A 20% client loss with a 25% rate increase on the remaining 80% still produces a net revenue gain.


Packaging Services for Better Margins

Standardized tiers improve margins by:

  1. Reducing custom scoping time — no custom proposals needed
  2. Guiding clients toward higher packages via anchoring
  3. Preventing unbounded custom scope

Sample Three-Tier SEO Package Structure

  Starter Growth Scale
Monthly Price $1,800 $3,500 $6,500
Blog posts/month 2 4 8
Technical monitoring Basic Full Full + Priority
Keyword research Monthly Monthly Weekly
Reporting Monthly Monthly Bi-weekly
Strategy calls Quarterly Monthly Bi-weekly
Target gross margin 55% 65% 70%

The Scale package achieves higher gross margin because fixed tool costs are spread over more revenue, and strategy calls (high value, low delivery cost) are included at a premium price.


Pricing Mistakes to Avoid

Discounting to close deals. Discounting a $3,500 retainer to $2,500 to close a nervous client means accepting 30% lower revenue for the full length of the engagement — typically 12–24 months. Better approach: offer a one-month trial at reduced scope, not reduced margin.
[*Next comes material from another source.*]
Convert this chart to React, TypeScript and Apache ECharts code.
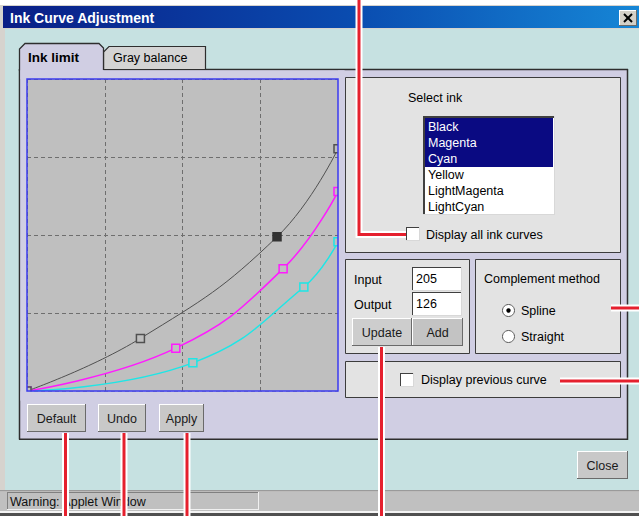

Not including revision time in delivery cost. If a client review cycle adds 3 hours per deliverable, those hours must be in the delivery cost estimate. Agencies that budget for creation but not revision time consistently underprice.
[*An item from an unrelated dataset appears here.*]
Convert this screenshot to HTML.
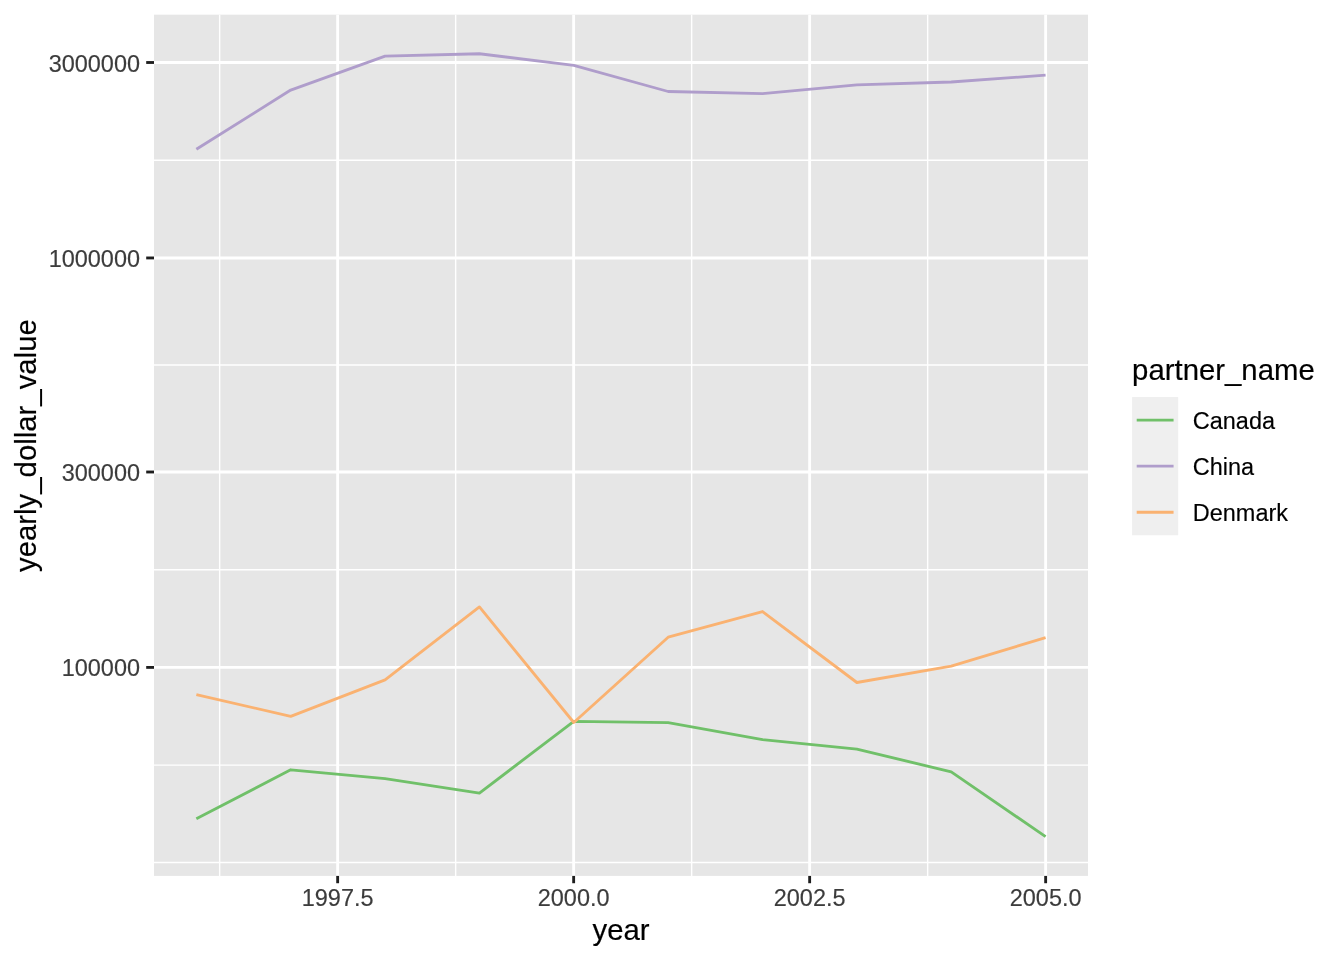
<!DOCTYPE html>
<html lang="en"><head><meta charset="utf-8"><title>yearly_dollar_value by year</title>
<style>html,body{margin:0;padding:0;background:#fff}body{width:1344px;height:960px;overflow:hidden}svg{display:block}text{font-family:"Liberation Sans",Arial,Helvetica,sans-serif}.ax{font-size:23.47px;fill:#3C3C3C;stroke:#3C3C3C;stroke-width:.15px}.tt{font-size:29.33px;fill:#000;stroke:#000;stroke-width:.18px}.lg{font-size:23.47px;fill:#000;stroke:#000;stroke-width:.15px}</style>
</head><body>
<svg width="1344" height="960" viewBox="0 0 1344 960">
<rect x="0" y="0" width="1344" height="960" fill="#FFFFFF"/>
<rect x="154.0" y="14.67" width="934.0" height="861.23" fill="#E6E6E6"/>
<g stroke="#FFFFFF" stroke-width="1.42" fill="none">
<line x1="154.0" x2="1088.0" y1="160.25" y2="160.25"/>
<line x1="154.0" x2="1088.0" y1="364.95" y2="364.95"/>
<line x1="154.0" x2="1088.0" y1="569.7" y2="569.7"/>
<line x1="154.0" x2="1088.0" y1="765.1" y2="765.1"/>
<line x1="154.0" x2="1088.0" y1="862.55" y2="862.55"/>
<line x1="219.65" x2="219.65" y1="14.67" y2="875.9"/>
<line x1="455.65" x2="455.65" y1="14.67" y2="875.9"/>
<line x1="691.65" x2="691.65" y1="14.67" y2="875.9"/>
<line x1="927.65" x2="927.65" y1="14.67" y2="875.9"/>
</g>
<g stroke="#FFFFFF" stroke-width="2.85" fill="none">
<line x1="154.0" x2="1088.0" y1="62.5" y2="62.5"/>
<line x1="154.0" x2="1088.0" y1="257.95" y2="257.95"/>
<line x1="154.0" x2="1088.0" y1="472.0" y2="472.0"/>
<line x1="154.0" x2="1088.0" y1="667.4" y2="667.4"/>
<line x1="337.65" x2="337.65" y1="14.67" y2="875.9"/>
<line x1="573.65" x2="573.65" y1="14.67" y2="875.9"/>
<line x1="809.65" x2="809.65" y1="14.67" y2="875.9"/>
<line x1="1045.65" x2="1045.65" y1="14.67" y2="875.9"/>
</g>
<polyline points="196.35,818.70 290.71,769.80 385.07,778.60 479.43,793.10 573.79,721.30 668.15,722.70 762.51,739.60 856.87,749.20 951.23,771.80 1045.59,836.60" fill="none" stroke="#70C069" stroke-width="2.85" stroke-linejoin="round" stroke-linecap="butt"/>
<polyline points="196.35,149.20 290.71,90.05 385.07,56.15 479.43,53.75 573.79,65.35 668.15,91.50 762.51,93.60 856.87,84.80 951.23,82.00 1045.59,75.20" fill="none" stroke="#AF9DCB" stroke-width="2.85" stroke-linejoin="round" stroke-linecap="butt"/>
<polyline points="196.35,694.70 290.71,716.30 385.07,679.90 479.43,606.95 573.79,722.50 668.15,637.20 762.51,611.55 856.87,682.50 951.23,666.20 1045.59,637.60" fill="none" stroke="#FAB271" stroke-width="2.85" stroke-linejoin="round" stroke-linecap="butt"/>
<g stroke="#1E1E1E" stroke-width="2.85" fill="none">
<line x1="146.20" x2="154.0" y1="62.5" y2="62.5"/>
<line x1="146.20" x2="154.0" y1="257.95" y2="257.95"/>
<line x1="146.20" x2="154.0" y1="472.0" y2="472.0"/>
<line x1="146.20" x2="154.0" y1="667.4" y2="667.4"/>
<line x1="337.65" x2="337.65" y1="875.9" y2="883.23"/>
<line x1="573.65" x2="573.65" y1="875.9" y2="883.23"/>
<line x1="809.65" x2="809.65" y1="875.9" y2="883.23"/>
<line x1="1045.65" x2="1045.65" y1="875.9" y2="883.23"/>
</g>
<text class="ax" x="140.0" y="72.10" text-anchor="end">3000000</text>
<text class="ax" x="140.0" y="267.00" text-anchor="end">1000000</text>
<text class="ax" x="140.0" y="481.00" text-anchor="end">300000</text>
<text class="ax" x="140.0" y="676.00" text-anchor="end">100000</text>
<text class="ax" x="337.65" y="906.0" text-anchor="middle">1997.5</text>
<text class="ax" x="573.65" y="906.0" text-anchor="middle">2000.0</text>
<text class="ax" x="809.65" y="906.0" text-anchor="middle">2002.5</text>
<text class="ax" x="1045.65" y="906.0" text-anchor="middle">2005.0</text>
<text class="tt" x="621" y="940" text-anchor="middle">year</text>
<text class="tt" transform="translate(35.8,445.6) rotate(-90)" text-anchor="middle">yearly_dollar_value</text>
<text class="tt" x="1132.1" y="379.9">partner_name</text>
<rect x="1132.1" y="397.05" width="46.08" height="138.24" fill="#EFEFEF"/>
<line x1="1136.71" x2="1173.57" y1="420.09" y2="420.09" stroke="#70C069" stroke-width="2.85"/>
<text class="lg" x="1192.8" y="429.00">Canada</text>
<line x1="1136.71" x2="1173.57" y1="466.17" y2="466.17" stroke="#AF9DCB" stroke-width="2.85"/>
<text class="lg" x="1192.8" y="475.20">China</text>
<line x1="1136.71" x2="1173.57" y1="512.25" y2="512.25" stroke="#FAB271" stroke-width="2.85"/>
<text class="lg" x="1192.8" y="521.10">Denmark</text>
</svg>
</body></html>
Pricing below your target client’s expectation. Sophisticated clients associate price with quality. Pricing too low for your target market creates credibility concerns. A Fortune 500 marketing director may question a $1,200/month SEO retainer promising comprehensive results.

Failing to include all tools in delivery cost. Ahrefs at $99/month, Semrush at $119/month, and a reporting tool at $49/month add $267/month in tool costs that belong in your cost baseline.

Competing on price. There is always someone who will do the work cheaper. Competing on price is a race to the bottom. Competing on results and expertise is the path to sustainable premium pricing.